Evaluation

What You're Really Paying For (And What You're Not)

What You're Really Paying For (And What You're Not)

What You're Really Paying For (And What You're Not)

Purple Flower

In most real estate transactions, price is treated as the central metric. It is visible, comparable, and easy to discuss.

Value is not.

Two properties with similar pricing can deliver entirely different experience over time. Yet decisions are often made based on what is presented — specification, branding, amenities — rather than what is actually being paid for.

Understanding this distinction is not optional. It is where better decisions begin.

Price Is a Number. Value Is a Structure.

Price is fixed at the point of purchase.

Value is revealed over years of living.

It is shaped by how the home supports your routines, your movement, your sense of space, your access to what matters. These are not always visible during a site visit, and rarely emphasized in marketing.

Buying well requires shifting focus from what is being shown to what will be experienced.

What You're Actually Paying For

Location — But Not the One Advertised

Location is often reduced to a name — a micro-market, a landmark, a promise of future growth.

What you are really paying for is something more practical:

  • Your daily routine

  • Access to essential services

  • Noise levels, congestion, and livability

  • The consistency of infrastructure, not just its potential

A "good location" on paper can function poorly in daily life.

Space That Works, Not Just Space That Exists

Square footage is frequently emphasized. It creates the impression of scale.

But usable space is what defines experience.

  • How rooms connect

  • How natural light moves through the home

  • Whether circulation feels intuitive or constrained

  • Whether spaces serve multiple purposes without compromise

You are not paying for area. You are paying for how that area behaves.

Time Saved or Time Lost

Time is rarely discussed in property decisions, yet it is one of the most valuable outcomes.

A well-aligned home reduces friction:

  • Shorter, predictable commutes

  • Easier access to daily needs

  • Efficient layouts that simplify routines

A misaligned one introduces small inefficiencies that accumulate over years.

You are paying for time — either preserved or gradually lost.

Environmental Quality

This is often overlooked because it is not easily quantified.

  • Natural light vs artificial dependency

  • Ventilation and airflow

  • Noise insulation

  • Orientation and heat gain

These factors do not appear prominently in brochures, But they directly affect comfort, health, and long-term satisfaction.

The Ability to Live Without Adjustment

A well-chosen home requires minimal adaptation.

Your routines fit. Your movement feels natural. Your space supports rather than restricts.

When this is not the case, you spend time and effort adjusting — rearranging, compensating, working around limitations.

You are paying for ease. Or for the need to constantly adjust.

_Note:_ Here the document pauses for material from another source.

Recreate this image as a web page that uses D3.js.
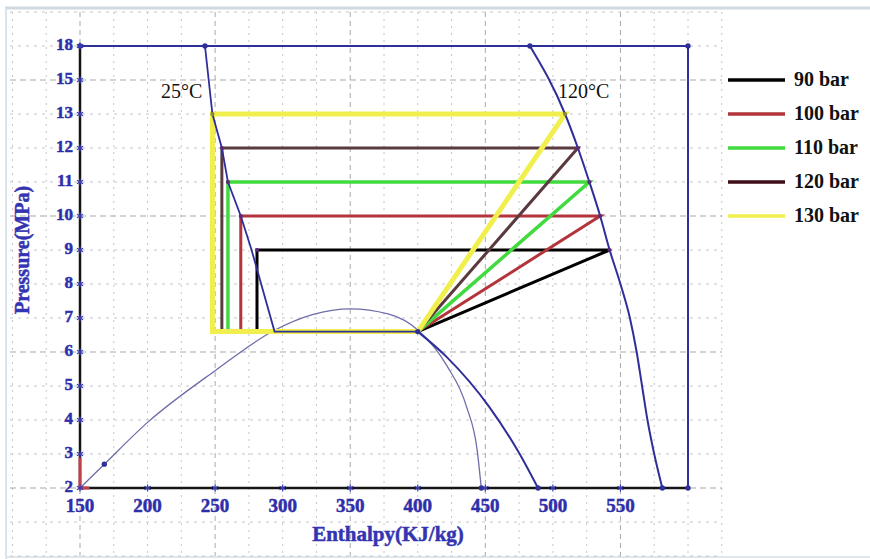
<!DOCTYPE html>
<html>
<head>
<meta charset="utf-8">
<script src="https://cdn.jsdelivr.net/npm/d3@7"></script>
<style>
  body { margin: 0; background: #fff; }
  svg { display: block; }
  .tick-label { font-family: "Liberation Serif", serif; font-weight: bold; fill: #2e2eaa; stroke: #2e2eaa; stroke-width: 0.5; }
  .title { font-family: "Liberation Serif", serif; font-weight: bold; fill: #3434b2; stroke: #3434b2; stroke-width: 0.5; }
  .note { font-family: "Liberation Serif", serif; fill: #111; }
</style>
</head>
<body>
<div id="container"></div>
<script>
/* DATA */
const xTicks = [150, 200, 250, 300, 350, 400, 450, 500, 550]
const yTicks = [2, 3, 4, 5, 6, 7, 8, 9, 10, 11, 12, 13, 15, 18]
const series = ["90 bar", "100 bar", "110 bar", "120 bar", "130 bar"]
const highP = [9, 10, 11, 12, 13]          // MPa, gas cooler pressure
const hOut = [281, 269, 259.5, 255, 248]   // enthalpy after gas cooler
const hComp = [542, 535, 527, 518.5, 509]  // enthalpy after compressor
const lowP = 6.6
const hEvap = 400

// 25°C isotherm (upper straight part + lower curved branch)
const iso25Upper = [[242.5, 18], [248, 13], [255, 12], [259.5, 11], [269, 10], [277, 9], [294, 6.6], [400, 6.6]]
const iso25Lower = [[400, 6.6], [421.5, 5.85], [453, 4.38], [475, 3.03], [489, 2]]
// 120°C isotherm
const iso120 = [[483, 18], [509, 13], [518.5, 12], [527, 11], [535, 10], [542, 9], [550, 8], [557, 7], [562, 6], [566, 5], [570, 4], [575, 3], [581, 2]]
// saturation dome
const dome = [[150, 2], [168, 2.7], [200, 3.93], [250, 5.45], [294, 6.64], [322, 7.1], [350, 7.27], [378, 7.12], [400, 6.65], [421.5, 5.6], [436, 4.4], [444, 3.1], [447, 2]]
const redMark = [[150, 2.9], [150, 2], [157, 2]]
const dots = [[150, 18], [242.5, 18], [483, 18], [600, 18], [168, 2.7], [400, 6.6], [489, 2], [581, 2], [447, 2], [600, 2]]

const colors = ["#000000", "#b3343b", "#41da3f", "#5a3a3f", "#f1ef4d"]
const widths = [3, 3, 3.5, 3, 5]
const legendColors = ["#000000", "#b3343b", "#41da3f", "#3e0d18", "#f1ef4d"]

/* SIZES */
const width = 870, height = 559

/* SCALES */
const xScale = d3.scaleLinear().domain([150, 600]).range([80, 688])
// pressure axis is spaced by tick index, not linearly
const idx = d3.scaleLinear().domain([0, 13]).range([488, 46])
const yScale = d3.scaleLinear()
  .domain(yTicks)
  .range(yTicks.map((d, i) => idx(i)))

const svg = d3.select("#container").append("svg")
  .attr("width", width).attr("height", height)

// page borders of the screenshot
svg.append("rect").attr("x", 0).attr("y", 0).attr("width", width).attr("height", height).attr("fill", "#fff")
svg.append("line").attr("x1", 5).attr("x2", width).attr("y1", 8).attr("y2", 8)
  .attr("stroke", "#cfd9e1").attr("stroke-width", 3)
svg.append("line").attr("x1", 6).attr("x2", 6).attr("y1", 8).attr("y2", height)
  .attr("stroke", "#dbe3ea").attr("stroke-width", 2)
svg.append("line").attr("x1", 5).attr("x2", width).attr("y1", 557).attr("y2", 557)
  .attr("stroke", "#dfe6ec").attr("stroke-width", 2)

/* GRID */
const grid = svg.append("g")
d3.range(100, 626, 25).forEach(v => {
  const major = (v - 150) % 100 === 0
  grid.append("line")
    .attr("x1", xScale(v)).attr("x2", xScale(v)).attr("y1", 12).attr("y2", 556)
    .attr("stroke", major ? "#a9a9a9" : "#c6c6c6")
    .attr("stroke-width", 1)
    .attr("stroke-dasharray", major ? "5,4" : "2,5")
})
d3.range(-2, 15).forEach(i => {
  const major = i % 4 === 0
  grid.append("line")
    .attr("x1", 10).attr("x2", 722).attr("y1", idx(i)).attr("y2", idx(i))
    .attr("stroke", major ? "#a9a9a9" : "#c6c6c6")
    .attr("stroke-width", 1)
    .attr("stroke-dasharray", major ? "6,4" : "3,5")
})

/* FRAME */
const line = d3.line().x(d => xScale(d[0])).y(d => yScale(d[1]))
const curve = d3.line().x(d => xScale(d[0])).y(d => yScale(d[1])).curve(d3.curveMonotoneX)
svg.append("path").attr("d", line([[150, 18], [600, 18], [600, 2]]))
  .attr("fill", "none").attr("stroke", "#2f2f9a").attr("stroke-width", 2)
svg.append("path").attr("d", line([[150, 18], [150, 2], [600, 2]]))
  .attr("fill", "none").attr("stroke", "#151515").attr("stroke-width", 2.5)

/* DOME */
svg.append("path").attr("d", curve(dome))
  .attr("fill", "none").attr("stroke", "#6d6daa").attr("stroke-width", 1.3)

svg.append("path").attr("d", line(redMark))
  .attr("fill", "none").attr("stroke", "#c0404a").attr("stroke-width", 3)

/* CYCLES */
series.forEach((s, i) => {
  const pts = [[hEvap, lowP], [hComp[i], highP[i]], [hOut[i], highP[i]], [hOut[i], lowP], [hEvap, lowP]]
  svg.append("path").attr("d", line(pts))
    .attr("fill", "none")
    .attr("stroke", colors[i])
    .attr("stroke-width", widths[i])
    .attr("stroke-linejoin", "miter")
})

/* ISOTHERMS */
svg.append("path").attr("d", line(iso25Upper))
  .attr("fill", "none").attr("stroke", "#2f2f9a").attr("stroke-width", 1.8)
svg.append("path").attr("d", curve(iso25Lower))
  .attr("fill", "none").attr("stroke", "#2f2f9a").attr("stroke-width", 2)
svg.append("path").attr("d", curve(iso120))
  .attr("fill", "none").attr("stroke", "#2f2f9a").attr("stroke-width", 2)

// markers at cycle corners
const cornerPts = highP.map((p, i) => [hComp[i], p]).concat(highP.map((p, i) => [hOut[i], p]))
svg.selectAll(".corner").data(cornerPts).join("path")
  .attr("class", "corner")
  .attr("transform", d => `translate(${xScale(d[0])},${yScale(d[1])})`)
  .attr("d", d3.symbol(d3.symbolCircle, 14))
  .attr("fill", (d, i) => i % 5 === 4 ? "#8a8a3a" : "#5a2a7a")

svg.selectAll(".dot").data(dots).join("path")
  .attr("class", "dot")
  .attr("transform", d => `translate(${xScale(d[0])},${yScale(d[1])})`)
  .attr("d", d3.symbol(d3.symbolCircle, 22))
  .attr("fill", "#2f2f9a")

/* AXES (asterisk tick marks + labels) */
const ast = d3.symbol(d3.symbolAsterisk, 36)
svg.selectAll(".ytick").data(yTicks).join("path")
  .attr("class", "ytick")
  .attr("transform", d => `translate(${xScale(150)},${yScale(d)})`)
  .attr("d", ast).attr("stroke", "#3a3ab4").attr("stroke-width", 1.2).attr("fill", "none")
svg.selectAll(".xtick").data(xTicks.slice(1)).join("path")
  .attr("class", "xtick")
  .attr("transform", d => `translate(${xScale(d)},${yScale(2)})`)
  .attr("d", ast).attr("stroke", "#3a3ab4").attr("stroke-width", 1.2).attr("fill", "none")

svg.selectAll(".ylab").data(yTicks).join("text")
  .attr("class", "tick-label ylab")
  .attr("x", 73).attr("y", d => yScale(d) + 4)
  .attr("text-anchor", "end")
  .attr("font-size", 17)
  .text(d => d)
svg.selectAll(".xlab").data(xTicks).join("text")
  .attr("class", "tick-label xlab")
  .attr("x", d => xScale(d)).attr("y", 512)
  .attr("text-anchor", "middle")
  .attr("font-size", 19)
  .text(d => d)

svg.append("text").attr("class", "title")
  .attr("x", 388).attr("y", 541).attr("text-anchor", "middle")
  .attr("font-size", 21).text("Enthalpy(KJ/kg)")
svg.append("text").attr("class", "title")
  .attr("transform", "translate(29,250) rotate(-90)")
  .attr("text-anchor", "middle")
  .attr("font-size", 20).text("Pressure(MPa)")

svg.append("text").attr("class", "note")
  .attr("x", 161).attr("y", 98).attr("font-size", 20).text("25°C")
svg.append("text").attr("class", "note")
  .attr("x", 558).attr("y", 98).attr("font-size", 20).text("120°C")

/* LEGEND */
const legend = svg.append("g")
series.forEach((s, i) => {
  const yy = idx(12) + i * 34
  legend.append("line")
    .attr("x1", 728).attr("x2", 785).attr("y1", yy).attr("y2", yy)
    .attr("stroke", legendColors[i]).attr("stroke-width", 3.5)
  legend.append("text").attr("class", "note")
    .attr("x", 794).attr("y", yy + 6)
    .attr("font-size", 20).attr("font-weight", "bold")
    .text(s)
})
</script>
</body>
</html>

When You're Often Not Paying For (Despite Appearances)

Amenities as They Are Presented

Amenities are designed to create perception.

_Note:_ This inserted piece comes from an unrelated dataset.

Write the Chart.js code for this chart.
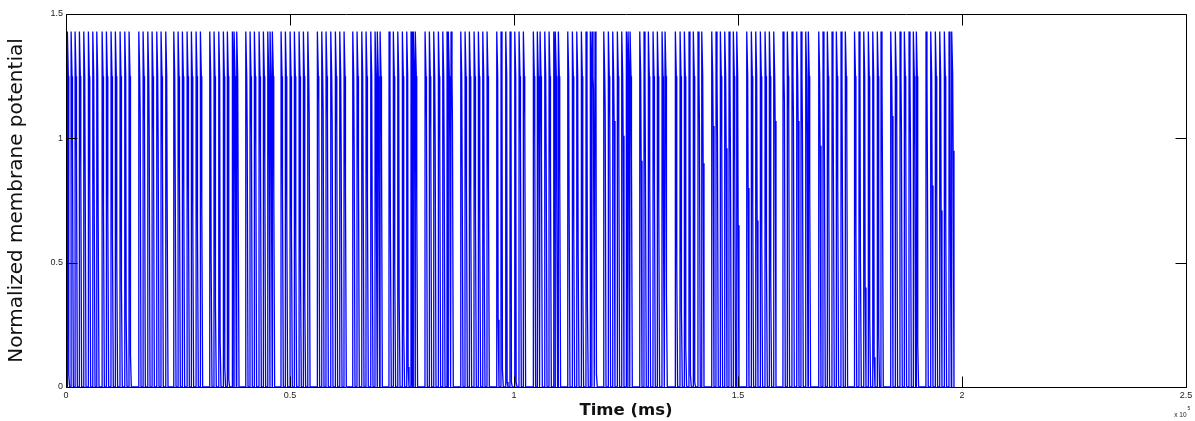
<!DOCTYPE html>
<html>
<head>
<meta charset="utf-8">
<script src="https://cdn.jsdelivr.net/npm/chart.js@4.4.1/dist/chart.umd.min.js"></script>
<style>
  html, body { margin: 0; padding: 0; background: #fff; overflow: hidden; }
  #wrap { width: 1195px; height: 421px; }
</style>
</head>
<body>
<div id="wrap"><canvas id="c" width="1195" height="421"></canvas></div>
<script>
// Spike onset times (ms), one line per burst
const spikeTimes = [
  290, 1120, 2010, 2970, 3950, 4980, 5960, 6850,
  8040, 9000, 10040, 11000, 12050, 13100, 14060,
  16230, 17190, 18240, 19200, 20240, 21200, 22250,
  24040, 25000, 25960, 27010, 27970, 29020, 29980,
  32070, 33030, 34080, 35110, 36000, 37120, 37500, 38100,
  40110, 41070, 42030, 43080, 44040, 45020, 45530, 46050,
  47990, 48950, 50000, 50960, 52010, 52970, 53950,
  56090, 57070, 58030, 59080, 60110, 61090, 62050,
  63990, 64950, 66000, 66960, 68010, 68970, 69480, 70090,
  72090, 73050, 74040, 75060, 76040, 77000, 77290, 77520, 77960,
  80130, 81090, 82070, 83100, 84080, 85040, 85330, 85930,
  88100, 89060, 90020, 91070, 92030, 93010, 93970,
  96130, 97090, 98140, 99100, 100150, 101110, 102070,
  104300, 105190, 105800, 106850, 107810, 108860, 109210, 109880,
  111980, 113010, 113990, 115020, 116060, 117020, 117400, 118070,
  120020, 121040, 122020, 123050, 124030, 125060, 125440, 125890,
  128050, 129010, 129970, 131020, 131980, 133030, 133700,
  136000, 137050, 138010, 139050, 140010, 141060, 141890,
  144120, 145080, 146040, 147020, 147980, 148940, 149700,
  151930, 152960, 153940, 154970, 156020, 156980, 157960,
  160030, 160990, 162040, 163090, 164050, 165100, 165680,
  168000, 168960, 169920, 170970, 171930, 172980, 173940,
  175990, 177000, 178050, 179070, 180060, 181080, 181910,
  184070, 185100, 186150, 187110, 188160, 189120, 189790,
  191950, 193000, 194030, 195010, 196040, 197090, 197690
];

// Level the potential falls to after each spike, before returning to rest
const tailLevels = [
  0.05, 0.96, 0.93, 0.89, 0.85, 0.81, 0.77, 0.68,
  0.72, 0.70, 0.60, 0.52, 0.41, 0.28, 0.13,
  1.10, 1.07, 1.04, 1.02, 0.99, 0.96, 0.74,
  0.88, 0.83, 0.78, 0.74, 0.68, 0.63, 0.72,
  0.50, 0.33, 0.18, 0.08, 0.03, 1.00, 0.82, 0.78,
  1.04, 1.01, 0.97, 0.95, 0.91, 0.89, 0.81, 0.79,
  0.79, 0.71, 0.64, 0.57, 0.48, 0.36, 1.10,
  1.15, 1.11, 1.09, 1.07, 1.04, 0.95, 0.79,
  0.96, 0.88, 0.82, 0.75, 0.70, 0.66, 0.80, 1.00,
  0.60, 0.48, 0.36, 0.22, 0.08, 0.03, 1.15, 0.79, 0.75,
  1.07, 1.04, 1.00, 0.97, 0.94, 0.90, 1.00, 1.07,
  0.85, 0.79, 0.75, 0.69, 0.63, 0.55, 0.79,
  0.27, 0.07, 0.02, 0.02, 0.02, 1.00, 1.09,
  1.00, 0.97, 0.94, 0.91, 0.87, 0.85, 0.78, 0.83,
  0.71, 0.62, 0.54, 0.44, 0.33, 0.18, 1.20, 0.05,
  1.12, 1.09, 1.07, 1.04, 1.01, 0.99, 0.73, 0.93,
  0.91, 0.87, 0.83, 0.79, 0.73, 0.68, 0.37,
  0.48, 0.31, 0.16, 0.05, 0.02, 1.05, 0.90,
  1.05, 1.01, 0.99, 0.96, 0.93, 0.90, 0.65,
  0.80, 0.73, 0.67, 0.60, 0.52, 0.42, 1.07,
  1.15, 1.12, 1.09, 1.07, 1.04, 1.00, 0.78,
  0.97, 0.92, 0.89, 0.85, 0.82, 0.77, 1.10,
  0.62, 0.51, 0.40, 0.28, 0.12, 0.20, 0.88,
  1.09, 1.05, 1.03, 1.01, 0.98, 0.95, 0.17,
  0.87, 0.81, 0.77, 0.71, 0.66, 0.60, 0.95
];

const peakLevel = 1.43;      // spike peak
const shoulderLevel = 1.25;  // after-peak shoulder
const restLevel = 0;

// Time offsets (ms) within one spike: peak, shoulder, tail, back at rest
const spikeShape = [20, 230, 330, 520];

const xTicks = [0, 50000, 100000, 150000, 200000, 250000];
const yTicks = [0, 0.5, 1, 1.5];

// Build the trace: rest -> peak -> shoulder -> tail -> rest for every spike
const trace = [{ x: 0, y: restLevel }];
spikeTimes.forEach((t, i) => {
  const next = i + 1 < spikeTimes.length ? spikeTimes[i + 1] : Infinity;
  const limit = next - 10;
  const [dp, ds, dt, dr] = spikeShape;
  const back = Math.min(t + dr, limit);
  const tail = Math.min(t + dt, back - 40);
  const sh = Math.min(t + ds, tail - 30);
  trace.push(
    { x: t, y: restLevel },
    { x: t + dp, y: peakLevel },
    { x: sh, y: shoulderLevel },
    { x: tail, y: tailLevels[i] },
    { x: back, y: restLevel }
  );
});

// Box around the plot with inward tick marks on all four sides
const framePlugin = {
  id: 'frame',
  afterDraw(chart) {
    const { ctx, chartArea: a, scales: { x, y } } = chart;
    const L = Math.round(a.left) + 0.5, R = Math.round(a.right) + 0.5;
    const T = Math.round(a.top) + 0.5, B = Math.round(a.bottom) + 0.5;
    const tl = 11;
    ctx.save();
    ctx.strokeStyle = '#000';
    ctx.lineWidth = 1;
    ctx.beginPath();
    ctx.rect(L, T, R - L, B - T);
    xTicks.forEach(v => {
      const px = Math.round(x.getPixelForValue(v)) + 0.5;
      ctx.moveTo(px, B); ctx.lineTo(px, B - tl);
      ctx.moveTo(px, T); ctx.lineTo(px, T + tl);
    });
    yTicks.forEach(v => {
      const py = Math.round(y.getPixelForValue(v)) + 0.5;
      ctx.moveTo(L, py); ctx.lineTo(L + tl, py);
      ctx.moveTo(R, py); ctx.lineTo(R - tl, py);
    });
    ctx.stroke();

    // axis multiplier
    ctx.fillStyle = '#222';
    ctx.textBaseline = 'alphabetic';
    ctx.textAlign = 'right';
    ctx.font = '6.5px "Liberation Sans", Arial, sans-serif';
    ctx.fillText('x 10', R, 417);
    ctx.textAlign = 'left';
    ctx.font = '5px "Liberation Sans", Arial, sans-serif';
    ctx.fillText('5', R + 1, 410);
    ctx.restore();
  }
};

new Chart(document.getElementById('c'), {
  type: 'line',
  data: {
    datasets: [{
      data: trace,
      borderColor: '#0000ff',
      borderWidth: 1.3,
      borderJoinStyle: 'bevel',
      pointRadius: 0,
      tension: 0,
      fill: false
    }]
  },
  options: {
    responsive: false,
    animation: false,
    devicePixelRatio: 1,
    layout: { padding: { top: 14, right: 9, bottom: 0, left: 0 } },
    plugins: { legend: { display: false }, tooltip: { enabled: false } },
    scales: {
      x: {
        type: 'linear',
        min: 0,
        max: 250000,
        afterFit(s) { s.height = 34; s.paddingLeft = 0; s.paddingRight = 0; },
        afterBuildTicks(s) { s.ticks = xTicks.map(v => ({ value: v })); },
        grid: { display: false, drawTicks: false },
        border: { display: false },
        ticks: {
          autoSkip: false,
          maxRotation: 0,
          padding: 3,
          color: '#222',
          font: { family: '"Liberation Sans", Arial, sans-serif', size: 9 },
          callback: v => String(v / 100000)
        },
        title: {
          display: true,
          text: 'Time (ms)',
          color: '#111',
          font: { family: '"DejaVu Sans", Verdana, sans-serif', size: 16.5, weight: 'bold' },
          padding: { top: 0, bottom: 0 }
        }
      },
      y: {
        type: 'linear',
        min: 0,
        max: 1.5,
        afterFit(s) { s.width = 66; },
        afterBuildTicks(s) { s.ticks = yTicks.map(v => ({ value: v })); },
        grid: { display: false, drawTicks: false },
        border: { display: false },
        ticks: {
          padding: 3,
          color: '#222',
          font: { family: '"Liberation Sans", Arial, sans-serif', size: 9 },
          callback: v => String(v)
        },
        title: {
          display: true,
          text: 'Normalized membrane potential',
          color: '#111',
          font: { family: '"DejaVu Sans", Verdana, sans-serif', size: 20 },
          padding: { top: 5, bottom: 0 }
        }
      }
    }
  },
  plugins: [framePlugin]
});
</script>
</body>
</html>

Large clubhouses, multiple facilities, expansive common areas — they photograph well and influence decision-making.

In practice, usage tends to be limited and selective.

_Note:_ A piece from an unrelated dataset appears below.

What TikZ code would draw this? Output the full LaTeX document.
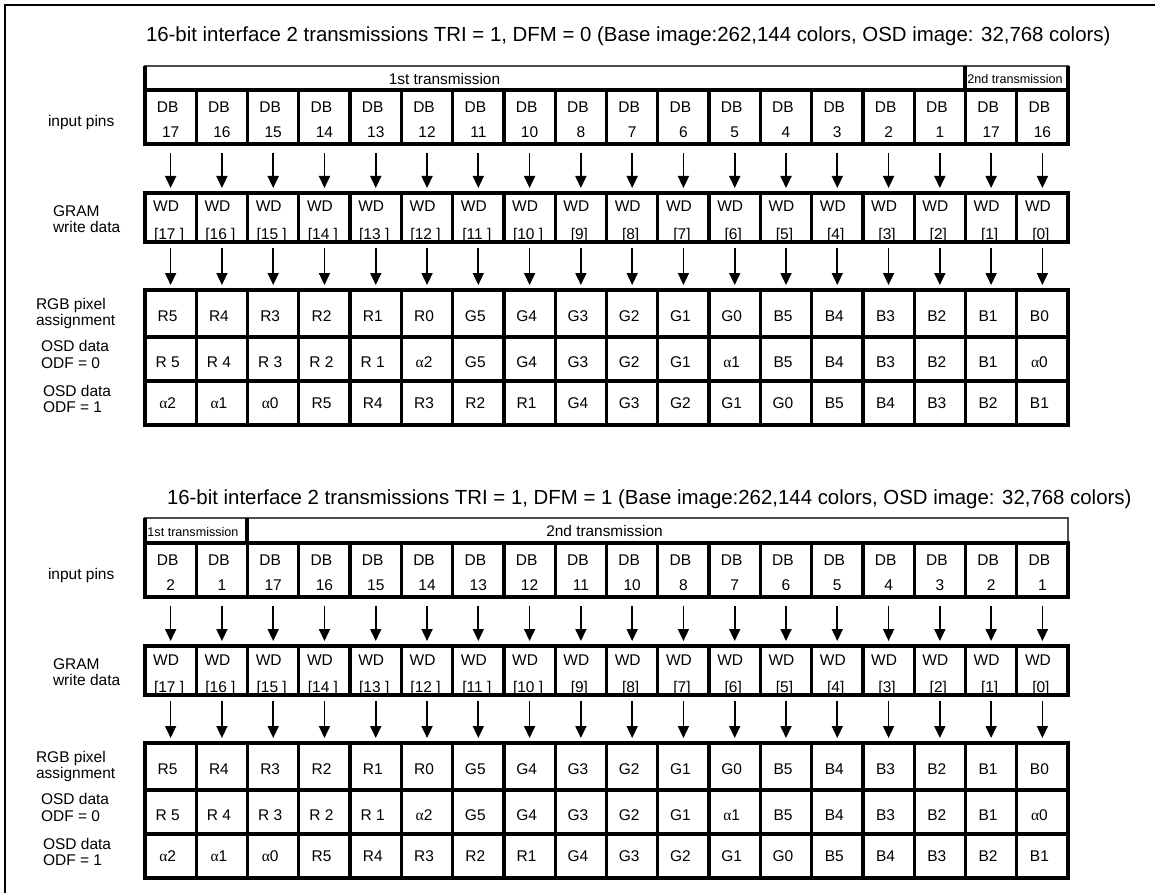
\documentclass[tikz,border=0pt]{standalone}
\usepackage{fontspec}
\setmainfont{Liberation Sans}
\newfontfamily\grkfont{Liberation Serif}
\usetikzlibrary{arrows.meta}
\newcommand{\al}{{\grkfont α}}

\begin{document}
\begin{tikzpicture}[x=1pt, y=-1pt,
    every node/.style={inner sep=0pt, outer sep=0pt},
    cell/.style={draw, line width=3.3pt, minimum width=51.28pt, minimum height=#1},
    ctxt/.style={anchor=base, font=\fontsize{15.5}{18}\selectfont},
    lbl/.style={anchor=west, align=left, font=\fontsize{15.5}{16.5}\selectfont},
    ttl/.style={anchor=base west, font=\fontsize{20.4}{24}\selectfont},
    trbig/.style={anchor=base, font=\fontsize{15.4}{18}\selectfont},
    trsmall/.style={anchor=base, font=\fontsize{12.6}{14}\selectfont},
    arr/.style={-{Triangle[length=12pt, width=11pt]}, line width=1.7pt},
    bar/.style={draw=black!70, line width=2pt},
    sep/.style={line width=3.3pt}
]
\useasboundingbox (0,0) rectangle (1155,893);
% frame (cut at right and bottom)
\draw[line width=2.5pt] (5,893) -- (5,5) -- (1155,5);

% titles
\node[ttl] (titA) at (146,42) {16-bit interface 2 transmissions TRI = 1, DFM = 0 (Base image:262,144 colors, OSD image: 32,768 colors)};
\node[ttl] (titB) at (167,504) {16-bit interface 2 transmissions TRI = 1, DFM = 1 (Base image:262,144 colors, OSD image: 32,768 colors)};

% transmission bars
\draw[bar] (145,66) rectangle (1068,90);
\draw[sep] (145,66) -- (145,90) (965,66) -- (965,90) (1068,66) -- (1068,90);
\node[trbig] (trA1) at (444.5,85) {1st transmission};
\node[trsmall] (trA2) at (1015,83.5) {2nd transmission};

\draw[bar] (145,518) rectangle (1068,544);
\draw[sep] (145,518) -- (145,544) (247,518) -- (247,544);
\node[trsmall] (trB1) at (193,536) {1st transmission};
\node[trbig] (trB2) at (604.5,536.5) {2nd transmission};

\foreach \t/\d/\pins in {A/0/{17,16,15,14,13,12,11,10,8,7,6,5,4,3,2,1,17,16},
                         B/453/{2,1,17,16,15,14,13,12,11,10,8,7,6,5,4,3,2,1}} {
  % row labels
  \node[lbl] (pinlbl\t) at (48,122+\d) {input pins};
  \node[lbl] (wdlbl\t) at (53,219+\d) {GRAM\\write data};
  \node[lbl] (rgblbl\t) at (36,313.5+\d) {RGB pixel\\assignment};
  \node[lbl] (oalbl\t) at (41,354.5+\d) {OSD data\\ODF = 0};
  \node[lbl] (oblbl\t) at (43,399+\d) {OSD data\\ODF = 1};

  % input pins
  \foreach \p [count=\i from 0] in \pins {
    \pgfmathsetmacro\cx{145+(\i+0.5)*51.28}
    \node[ctxt] (pdb\t\i) at ({\cx-3},{112.5+\d}) {DB};
    \node[ctxt] (pnum\t\i) at (\cx,{137.5+\d}) {\p};
    \node[cell=54pt] (pin\t\i) at (\cx,{117+\d}) {};
  }
  % GRAM write data
  \foreach \w [count=\i from 0] in {17,16,...,0} {
    \pgfmathsetmacro\cx{145+(\i+0.5)*51.28}
    \node[ctxt] (wdl\t\i) at ({\cx-4.5},{212+\d}) {WD};
    \node[ctxt] (wdn\t\i) at ({\cx-1.5},{239.5+\d}) {[\w\ifnum\w>9\ \fi]};
    \node[cell=49pt] (wd\t\i) at (\cx,{217.5+\d}) {};
    \draw[arr, shorten <=9pt, shorten >=5pt] (pin\t\i) -- (wd\t\i);
  }
  % pixel assignment and OSD rows
  \foreach \r/\y/\b/\h/\vals in {rgb/313.5/321.7/47/{R5,R4,R3,R2,R1,R0,G5,G4,G3,G2,G1,G0,B5,B4,B3,B2,B1,B0},
                                 oa/359/367/44/{R 5,R 4,R 3,R 2,R 1,\al2,G5,G4,G3,G2,G1,\al1,B5,B4,B3,B2,B1,\al0},
                                 ob/403/408.5/44/{\al2,\al1,\al0,R5,R4,R3,R2,R1,G4,G3,G2,G1,G0,B5,B4,B3,B2,B1}} {
    \foreach \v [count=\i from 0] in \vals {
      \pgfmathsetmacro\cx{145+(\i+0.5)*51.28}
      \node[ctxt] (t\r\t\i) at ({\cx-3},{\b+\d}) {\v};
      \node[cell=\h pt] (\r\t\i) at (\cx,{\y+\d}) {};
    }
  }
  \foreach \i in {0,...,17} {
    \draw[arr, shorten <=6pt, shorten >=5pt] (wd\t\i) -- (rgb\t\i);
  }
}
\end{tikzpicture}
\end{document}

You are not paying for the presence of amenities. You are paying for the few you will consistently use. The rest contribute more to the cost to experience.

Branding Without Substance

Developer reputation can be important — but it is not a substitute for evaluation.

A well-known name may influence confidence, but it does not guarantee alignment with your needs.

You are not paying for the brand itself. You are paying for what the brand delivers in this specific project.

Future Promises

Infrastructure plans, upcoming developments, projected appreciation — these are often used to justify present decisions.

Some will materialize. Some will not. Most will take time.

You are not paying for the future. You are paying for what exists and functions today.

The Gap Between Perception and Experience

At the time of purchase, perception is strong.

  • The site visit is curated

  • The narrative is controlled

  • The experience is temporary

Living in the home is different.

  • It is repetitive

  • It reveals limitations

  • It removes the influence of presentation

The gap between these two is where value is either confirmed or questioned.

Reframing the Decision

Instead of asking: "Is this worth the price?"

A more useful question is: "What am I actually receiving in return for this price, over time?"

This shifts the focus from transaction to experience.

In Closing

You are not paying for a property.

You are paying for:

  • How your days will unfold

  • How much effort living will require

  • How will your environment supports your life

Everything else — presentation, positioning, narrative — is secondary.

Buying well requires seeing through what is shown, and recognizing what is sustained,

Because the true cost of a home not what you pay once.

It is what you live with, every day after.